OREANDA-NEWS. Fitch Ratings says Arcelik AS's (BB+/Stable) proposal to separate Turkish sales, marketing, distribution and aftersales function from its global production operations will have no impact on the company's bond ratings. The proposed change is contingent on the Turkish Capital Markets Board's approval and Arcelik is confirming the change with bondholders.

The reorganisation will be effected by dividing the balance sheet of Arcelik through a partial spin-off, with the relevant assets and liabilities of the company being transferred to a new direct subsidiary, Arcelik Pazarlama A. S. (Newco).

Newco will be a wholly owned subsidiary of Arcelik and fully consolidated, with no changes to the presentation of Arcelik's financial reports. None of Arcelik's financial liabilities will be transferred to Newco. As Newco starts to trade, it will purchase goods from Arcelik and sell these to third-party customers.
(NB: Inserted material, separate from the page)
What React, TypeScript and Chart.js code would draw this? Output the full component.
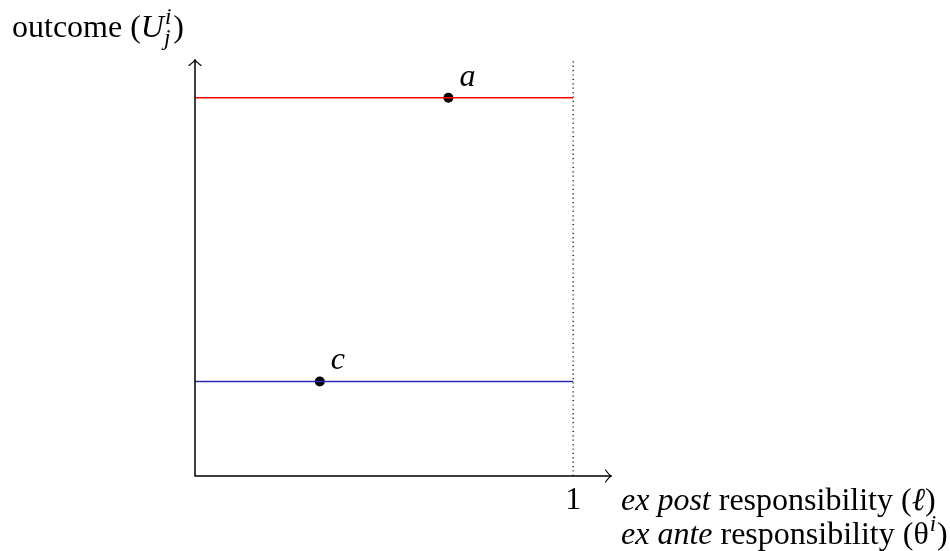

Fitch expects that current bondholders will maintain full access to Newco's assets, with no changes to recoveries.

In Fitch's view the reorganisation of the Turkish sales/dealer network and focus on receivables management could reduce Arcelik's structural cash leakage, which is negatively affecting free cash flow (FCF) generation. Arcelik's reported leverage is increased by higher-than-average working capital needs, as a significant portion of durable goods are sold on credit in Turkey.

Arcelik's increased focus on inventory and receivables management is reducing its working capital needs. Fitch would take a positive view of the reorganisation if it leads to a structural improvement in funds from operations (FFO) and FCF metrics.

The change could also improve the structure of Arcelik, by aligning the company to its global peers, which usually have separate customer financing subsidiaries or separate financial reporting for such subsidiaries. Fitch's approach assumes that the consumer financing operations' financial debt is not serviced by the cash flows generated by Arcelik's industrial operations, but predominantly by the recovery of the receivables from consumer finance debtors. Fitch already adjust Arcelik's key rating ratios for such effects, and therefore the reorganisation should not affect Fitch's financial forecasts.

Fitch will continue to monitor the reorganisation and the voting process, and could conduct a separate analysis if the reorganisation proceeds without bondholder consent.